В тот день, когда я встретил Ирену на вокзале и провел ее по городу, которым мне предстояло управлять в качестве бургомистра, мы еще не подозревали о том, что ей суждена долгая, мучительная смерть, и каждый из нас надеялся пережить другого.
Я показал Ирене нашу квартиру и обрадовался, что та ей понравилась. Я дал ей много денег, чтобы она смогла обставить и убрать квартиру по своему усмотрению, не нуждаясь в моей помощи, так как я целыми днями до позднего вечера пропадал в ратуше.

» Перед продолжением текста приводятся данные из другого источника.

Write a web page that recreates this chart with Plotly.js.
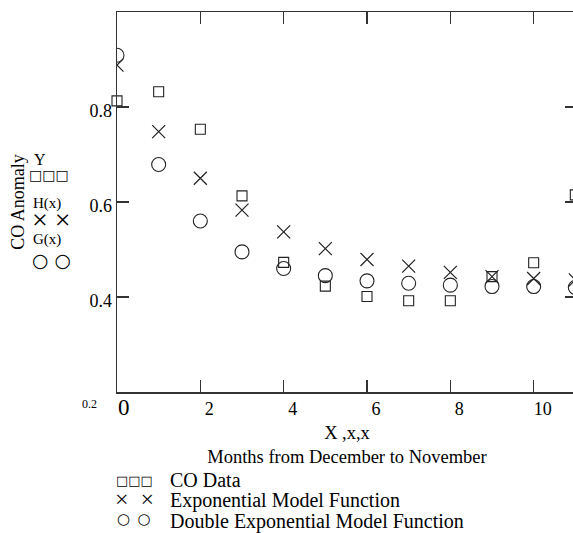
<!DOCTYPE html>
<html>
<head>
<meta charset="utf-8">
<script src="https://cdn.plot.ly/plotly-3.0.1.min.js"></script>
<style>
html, body { margin: 0; padding: 0; overflow: hidden; background: #fff; }
#chart { width: 600px; height: 533px; }
</style>
</head>
<body>
<div id="chart"></div>
<script>
// ---- data ----
var months = [0, 1, 2, 3, 4, 5, 6, 7, 8, 9, 10, 11];
var coData = [0.813, 0.832, 0.753, 0.613, 0.473, 0.423, 0.401, 0.392, 0.392, 0.443, 0.472, 0.615];
var expModel = [0.888, 0.748, 0.650, 0.583, 0.537, 0.502, 0.479, 0.465, 0.452, 0.443, 0.439, 0.436];
var dblExpModel = [0.909, 0.679, 0.560, 0.495, 0.460, 0.445, 0.434, 0.429, 0.425, 0.422, 0.422, 0.420];
var xTickVals = [2, 4, 6, 8, 10];
var xTickText = ['2', '4', '6', '8', '10'];
var yTickVals = [0.4, 0.6, 0.8];
var yTickText = ['0.4', '0.6', '0.8'];
var seriesNames = ['CO Data', 'Exponential Model Function', 'Double Exponential Model Function'];
var sideLabels = ['Y', 'H(x)', 'G(x)'];
var squareGlyphs = '\u25A1\u25A1\u25A1';
var crossGlyphsLeft = '\u00D7 \u00D7';
var crossGlyphsBottom = '\u00D7\u2002\u00D7';
var circleGlyphsLeft = '\u25CB \u25CB';
var circleGlyphsBottom = '\u25CB\u2002\u25CB';

var W = 600, H = 533;
var M = {l: 117, r: 23, t: 12, b: 141};
var PW = W - M.l - M.r, PH = H - M.t - M.b;
function px(p) { return (p - M.l) / PW; }
function py(p) { return (H - M.b - p) / PH; }

var serif = 'Liberation Serif, Times New Roman, serif';
var glyphFont = 'DejaVu Sans, sans-serif';
var ink = '#222';

var traces = [
  {x: months, y: coData, name: seriesNames[0], type: 'scatter', mode: 'markers', cliponaxis: false,
   marker: {symbol: 'square-open', size: 10, color: ink, line: {width: 1.1, color: ink}}},
  {x: months, y: expModel, name: seriesNames[1], type: 'scatter', mode: 'markers', cliponaxis: true,
   marker: {symbol: 'x-thin-open', size: 13, color: ink, line: {width: 1.2, color: ink}}},
  {x: months, y: dblExpModel, name: seriesNames[2], type: 'scatter', mode: 'markers', cliponaxis: true,
   marker: {symbol: 'circle-open', size: 14, color: ink, line: {width: 1.1, color: ink}}}
];

function ann(text, x, y, size, family, xa, ya) {
  return {text: text, xref: 'paper', yref: 'paper', x: px(x), y: py(y), showarrow: false,
          xanchor: xa || 'center', yanchor: ya || 'middle',
          font: {family: family || serif, size: size, color: '#000'}};
}

var annotations = [
  ann('0', 124, 408, 23),
  ann('0.2', 89, 404, 12),
  ann(sideLabels[0], 40, 159, 16),
  ann(squareGlyphs, 49, 175, 14, glyphFont),
  ann(sideLabels[1], 47, 203, 15),
  ann(crossGlyphsLeft, 51, 220, 28, serif),
  ann(sideLabels[2], 47, 239, 15),
  ann(circleGlyphsLeft, 51, 260, 19, glyphFont),
  ann(squareGlyphs, 134, 480, 13, glyphFont),
  ann(crossGlyphsBottom, 134, 499, 24, serif),
  ann(circleGlyphsBottom, 134, 519, 15, glyphFont),
  ann(seriesNames[0], 168, 480, 20, serif, 'left'),
  ann(seriesNames[1], 168, 500, 20, serif, 'left'),
  ann(seriesNames[2], 168, 521, 20, serif, 'left')
];

var axisCommon = {
  showline: true, linewidth: 1.5, linecolor: '#333', mirror: 'allticks',
  ticks: 'inside', ticklen: 12, tickwidth: 1.5, tickcolor: '#333',
  showgrid: false, zeroline: false, tickfont: {family: serif, size: 18, color: '#000'}
};

var layout = {
  width: W, height: H, margin: M,
  paper_bgcolor: '#fff', plot_bgcolor: '#fff', showlegend: false,
  xaxis: Object.assign({}, axisCommon, {
    range: [0, 11.04], tickmode: 'array', tickvals: xTickVals, ticktext: xTickText,
    ticklabelshift: 9,
    title: {text: 'X ,x,x<br>Months from December to November', font: {family: serif, size: 18.5, color: '#000'}, standoff: 8}
  }),
  yaxis: Object.assign({}, axisCommon, {
    range: [0.2, 1.0], tickmode: 'array', tickvals: yTickVals, ticktext: yTickText,
    ticklabelshift: 4,
    title: {text: 'CO Anomaly', font: {family: serif, size: 18, color: '#000'}, standoff: 60}
  }),
  annotations: annotations
};

Plotly.newPlot('chart', traces, layout, {displayModeBar: false, staticPlot: true});
</script>
</body>
</html>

Спустя три года школьники нашли в лесу мертвого Хорна. Бахофен рассчитывал, что этот покойник сломит мне шею, и написал множество писем — больше, чем следовало. Однако я пережил и смерть Хорна, и глупые интриги Бахофена, но остался бургомистром Гульденберга, где проработал в общей сложности девятнадцать лет. И все же смерть Хорна стоила мне дорого — она стоила мне жены. Я потерял Ирену. Задолго до смерти она, по сути, ушла от меня.

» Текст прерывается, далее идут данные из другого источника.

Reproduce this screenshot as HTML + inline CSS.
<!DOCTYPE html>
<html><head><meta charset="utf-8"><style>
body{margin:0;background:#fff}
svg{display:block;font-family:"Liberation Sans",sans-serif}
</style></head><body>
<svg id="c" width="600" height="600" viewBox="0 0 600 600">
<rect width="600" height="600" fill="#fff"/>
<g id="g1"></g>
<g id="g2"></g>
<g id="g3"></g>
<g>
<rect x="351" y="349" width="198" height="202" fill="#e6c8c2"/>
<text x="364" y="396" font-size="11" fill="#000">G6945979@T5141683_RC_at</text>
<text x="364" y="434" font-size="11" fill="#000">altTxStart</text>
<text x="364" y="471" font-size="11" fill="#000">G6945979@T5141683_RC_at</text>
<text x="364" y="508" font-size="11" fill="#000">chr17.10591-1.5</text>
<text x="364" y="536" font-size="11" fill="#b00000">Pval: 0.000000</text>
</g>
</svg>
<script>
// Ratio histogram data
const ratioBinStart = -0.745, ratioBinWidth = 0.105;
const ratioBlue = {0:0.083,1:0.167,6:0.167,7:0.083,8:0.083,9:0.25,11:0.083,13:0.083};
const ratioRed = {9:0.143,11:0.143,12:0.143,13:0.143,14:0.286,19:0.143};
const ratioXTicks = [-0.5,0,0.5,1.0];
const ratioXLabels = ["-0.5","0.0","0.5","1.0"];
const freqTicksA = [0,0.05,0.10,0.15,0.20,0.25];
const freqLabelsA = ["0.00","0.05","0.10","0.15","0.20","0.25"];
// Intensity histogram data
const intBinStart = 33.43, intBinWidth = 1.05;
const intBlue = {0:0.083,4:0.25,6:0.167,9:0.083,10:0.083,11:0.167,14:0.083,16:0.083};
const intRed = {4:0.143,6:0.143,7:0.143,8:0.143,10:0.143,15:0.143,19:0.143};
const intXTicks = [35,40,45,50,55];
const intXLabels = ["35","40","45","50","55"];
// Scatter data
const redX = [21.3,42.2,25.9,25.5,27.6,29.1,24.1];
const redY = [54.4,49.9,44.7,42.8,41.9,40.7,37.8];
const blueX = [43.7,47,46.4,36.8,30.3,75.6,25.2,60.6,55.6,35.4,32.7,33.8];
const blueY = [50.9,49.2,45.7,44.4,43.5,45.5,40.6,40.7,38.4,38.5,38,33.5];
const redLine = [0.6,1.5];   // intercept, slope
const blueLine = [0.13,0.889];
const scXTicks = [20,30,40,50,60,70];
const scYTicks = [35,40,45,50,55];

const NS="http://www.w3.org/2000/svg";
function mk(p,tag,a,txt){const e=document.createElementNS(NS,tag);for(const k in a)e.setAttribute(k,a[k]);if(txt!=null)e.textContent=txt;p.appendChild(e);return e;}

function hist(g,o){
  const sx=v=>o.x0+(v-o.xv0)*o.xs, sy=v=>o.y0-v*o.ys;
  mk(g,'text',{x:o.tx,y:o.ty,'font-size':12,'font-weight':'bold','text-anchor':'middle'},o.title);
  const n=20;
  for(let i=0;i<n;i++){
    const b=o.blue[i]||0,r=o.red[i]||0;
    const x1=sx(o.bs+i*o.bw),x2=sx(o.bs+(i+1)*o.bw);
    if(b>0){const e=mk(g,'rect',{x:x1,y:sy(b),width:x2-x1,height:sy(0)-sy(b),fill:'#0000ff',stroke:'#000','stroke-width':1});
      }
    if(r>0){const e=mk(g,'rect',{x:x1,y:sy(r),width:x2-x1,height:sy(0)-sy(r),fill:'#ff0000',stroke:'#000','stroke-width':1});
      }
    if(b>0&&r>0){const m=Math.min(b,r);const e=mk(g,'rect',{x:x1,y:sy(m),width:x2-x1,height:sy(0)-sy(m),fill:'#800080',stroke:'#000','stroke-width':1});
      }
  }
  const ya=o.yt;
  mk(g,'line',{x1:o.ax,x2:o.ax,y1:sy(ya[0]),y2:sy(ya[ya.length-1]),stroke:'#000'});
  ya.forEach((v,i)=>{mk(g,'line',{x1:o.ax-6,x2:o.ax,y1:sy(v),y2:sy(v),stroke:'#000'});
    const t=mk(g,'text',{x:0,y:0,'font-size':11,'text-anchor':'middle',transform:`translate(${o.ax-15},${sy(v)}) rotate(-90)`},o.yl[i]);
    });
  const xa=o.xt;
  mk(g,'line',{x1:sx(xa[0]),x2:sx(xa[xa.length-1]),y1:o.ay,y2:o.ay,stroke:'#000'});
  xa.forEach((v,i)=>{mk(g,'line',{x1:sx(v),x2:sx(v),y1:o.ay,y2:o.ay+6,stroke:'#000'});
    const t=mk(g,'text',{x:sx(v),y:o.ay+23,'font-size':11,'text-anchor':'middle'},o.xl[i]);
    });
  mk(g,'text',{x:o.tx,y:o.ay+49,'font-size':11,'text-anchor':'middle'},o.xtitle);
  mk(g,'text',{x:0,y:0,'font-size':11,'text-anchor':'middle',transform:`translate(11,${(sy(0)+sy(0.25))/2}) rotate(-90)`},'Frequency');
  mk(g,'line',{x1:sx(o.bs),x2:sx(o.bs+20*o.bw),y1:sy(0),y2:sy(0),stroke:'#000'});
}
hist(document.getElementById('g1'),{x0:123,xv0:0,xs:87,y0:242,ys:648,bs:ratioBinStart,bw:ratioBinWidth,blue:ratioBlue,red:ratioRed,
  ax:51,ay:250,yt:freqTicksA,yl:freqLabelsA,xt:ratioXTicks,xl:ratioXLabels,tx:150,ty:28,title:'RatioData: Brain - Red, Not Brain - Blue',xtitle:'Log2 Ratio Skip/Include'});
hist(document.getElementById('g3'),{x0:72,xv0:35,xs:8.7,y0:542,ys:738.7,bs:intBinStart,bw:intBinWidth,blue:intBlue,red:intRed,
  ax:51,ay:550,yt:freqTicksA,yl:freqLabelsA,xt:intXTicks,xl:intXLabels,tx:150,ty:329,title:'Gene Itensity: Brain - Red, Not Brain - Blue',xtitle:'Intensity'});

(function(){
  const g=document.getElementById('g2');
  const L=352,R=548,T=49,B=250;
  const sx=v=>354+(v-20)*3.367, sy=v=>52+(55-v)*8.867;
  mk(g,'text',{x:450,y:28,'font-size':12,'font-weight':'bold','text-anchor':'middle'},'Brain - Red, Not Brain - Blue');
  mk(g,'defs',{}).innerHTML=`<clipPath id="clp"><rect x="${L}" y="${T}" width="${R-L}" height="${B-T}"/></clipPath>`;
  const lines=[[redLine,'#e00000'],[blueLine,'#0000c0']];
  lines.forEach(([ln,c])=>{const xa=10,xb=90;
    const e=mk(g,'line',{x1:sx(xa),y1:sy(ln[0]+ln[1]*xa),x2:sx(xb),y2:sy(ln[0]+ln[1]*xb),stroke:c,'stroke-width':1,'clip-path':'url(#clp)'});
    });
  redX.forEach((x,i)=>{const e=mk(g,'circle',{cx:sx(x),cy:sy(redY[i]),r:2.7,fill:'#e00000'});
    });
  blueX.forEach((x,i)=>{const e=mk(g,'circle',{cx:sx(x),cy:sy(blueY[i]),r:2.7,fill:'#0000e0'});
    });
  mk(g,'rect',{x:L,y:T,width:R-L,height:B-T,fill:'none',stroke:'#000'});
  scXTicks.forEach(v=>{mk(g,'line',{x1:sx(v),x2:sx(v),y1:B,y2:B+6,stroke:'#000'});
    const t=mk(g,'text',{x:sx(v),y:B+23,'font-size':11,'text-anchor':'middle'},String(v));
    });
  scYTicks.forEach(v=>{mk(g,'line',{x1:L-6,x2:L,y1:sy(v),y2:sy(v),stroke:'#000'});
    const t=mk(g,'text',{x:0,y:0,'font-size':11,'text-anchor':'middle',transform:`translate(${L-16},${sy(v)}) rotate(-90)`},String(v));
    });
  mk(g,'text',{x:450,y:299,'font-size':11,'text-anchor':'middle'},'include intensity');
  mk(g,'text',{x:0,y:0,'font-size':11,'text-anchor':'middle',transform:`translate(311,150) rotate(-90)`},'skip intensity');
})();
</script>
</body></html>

Однажды октябрьской ночью после того лета, которое вызвало столько пересудов, я лежал в постели рядом с ней, гладил ее и желал ее. Неожиданно она села, включила маленький ночничок и молча посмотрела на меня. И когда я, чтобы избежать этого невыносимого взгляда, спросил наконец, что с ней, она ответила безразличным голосом:
— Никогда не думала, что случится такое, но ты стал мне противен.

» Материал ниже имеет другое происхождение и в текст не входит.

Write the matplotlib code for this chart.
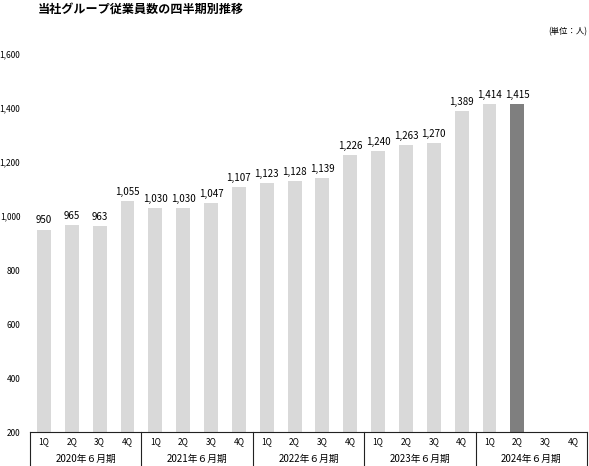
import matplotlib
matplotlib.use("Agg")
import matplotlib.pyplot as plt
from matplotlib.lines import Line2D

plt.rcParams['font.family'] = ['Noto Sans CJK JP', 'DejaVu Sans']

title = "当社グループ従業員数の四半期別推移"
unit = "(単位：人)"
years = ["2020年６月期", "2021年６月期", "2022年６月期", "2023年６月期", "2024年６月期"]
quarters = ["1Q", "2Q", "3Q", "4Q"]
values = [950, 965, 963, 1055,
          1030, 1030, 1047, 1107,
          1123, 1128, 1139, 1226,
          1240, 1263, 1270, 1389,
          1414, 1415]
yticks = [200, 400, 600, 800, 1000, 1200, 1400, 1600]

W, H = 589, 466
fig = plt.figure(figsize=(W / 100, H / 100), dpi=100)
ax_left, ax_right = 30 / W, 587 / W
ax_bottom, ax_top = (H - 432) / H, (H - 54) / H
ax = fig.add_axes([ax_left, ax_bottom, ax_right - ax_left, ax_top - ax_bottom])

n_slots = len(years) * len(quarters)
xs = list(range(len(values)))
colors = ["#d9d9d9"] * (len(values) - 1) + ["#7f7f7f"]
bars = ax.bar(xs, [v - 200 for v in values], bottom=200, width=0.5, color=colors, zorder=2)
for x, v in zip(xs, values):
    ax.annotate(f"{v:,}", (x, v), xytext=(0, 3), textcoords="offset points",
                ha="center", va="bottom", fontsize=7, color="#000000")

ax.set_xlim(-0.5, n_slots - 0.5)
ax.set_ylim(200, 1600)
ax.set_yticks(yticks)
ax.set_yticklabels([f"{t:,}" for t in yticks], fontsize=6)
ax.tick_params(axis="y", length=0, pad=7)
ax.set_xticks([])
for s in ["top", "right", "left"]:
    ax.spines[s].set_visible(False)
ax.spines["bottom"].set_color("#222222")
ax.spines["bottom"].set_linewidth(0.8)

tr = ax.get_xaxis_transform()
axes_h = 432 - 54
y_bot = -(466 - 432) / axes_h
y_q = -(442 - 432) / axes_h
y_y = -(459 - 432) / axes_h
for i in range(n_slots):
    ax.text(i, y_q, quarters[i % 4], transform=tr, ha="center", va="center", fontsize=6)
for j, yr in enumerate(years):
    ax.text(j * 4 + 1.5, y_y, yr, transform=tr, ha="center", va="center", fontsize=7)
for j in range(len(years) + 1):
    xb = j * 4 - 0.5
    ax.add_line(Line2D([xb, xb], [0, y_bot], transform=tr, color="#222222",
                       linewidth=0.8, clip_on=False))

fig.text(38 / W, 1 - 9 / H, title, ha="left", va="center", fontsize=8.7, fontweight="bold")
fig.text(587 / W, 1 - 32 / H, unit, ha="right", va="center", fontsize=6)

fig.savefig("out.png", dpi=100)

Больше самой фразы меня напугал бесповоротный холод в ее глазах. И хотя мне казалось, что я ее понимаю, но лишь гораздо позднее я действительно понял, что она ушла от меня навсегда. Мы продолжали жить вместе, и она не отказывала мне в ласке. Я все еще любил ее, но на мою нежность она отвечала недоуменным взглядом, а мою страсть и объятия она просто терпела. Я любил ее, однако любовь ей лишь докучала. И когда я, обессиленный ее равнодушием, отваливался от нее, не было мне успокоения — мною владело отчаяние. Осторожные ночные шорохи проникали сквозь мои воспаленные веки, рот у меня пересыхал, меня мучила бессонница. И, лежа рядом с моей безжалостной, недостижимо далекой женой, я начинал чувствовать, как становлюсь противен самому себе.
То лето выдалось очень жарким. В июле у меня опять начали опухать ноги, но нельзя было закрывать магазин. Я целыми днями простаивала за прилавком, а в результате — закупорка вен. Когда выдавалась свободная минута, я ложилась, но это плохо помогало, и от боли в ногах я все равно едва могла ходить. Вечером, сделав мокрый компресс, я садилась к столу, клала ноги на кушетку и принималась клеить на учетный лист продуктовые карточки, которые днем собирала в жестяную банку.
Полночи я не могла заснуть. Если не томили мысли о Пауле, то мучила боль в ногах. К врачу идти не стоило. Ведь ясно, что он посоветует, — лучше бы он посоветовал, кого вместо меня поставить за прилавок. Пауля я об этом и не просила. Правда, шли летние каникулы, и он уже был достаточно взрослым, но, оставь его в магазине одного, он будет красть. Поэтому каждое утро, несмотря на распухшие ноги, я снова поднималась и отправлялась в свой магазин, лишь бы не дать сыну нанести мне еще одну обиду.
К воспалению вен я привыкла. Ноги у меня были распухшими даже в день свадьбы. Я робела, ноги ныли, от вина мутило, но муж меня не пожалел.
— Это брачная ночь, — все твердил он.
Он снял с меня фату. Заставил раздеться. Потом этой дорогой красивой фатой укутал меня с головы до ног и лег на меня.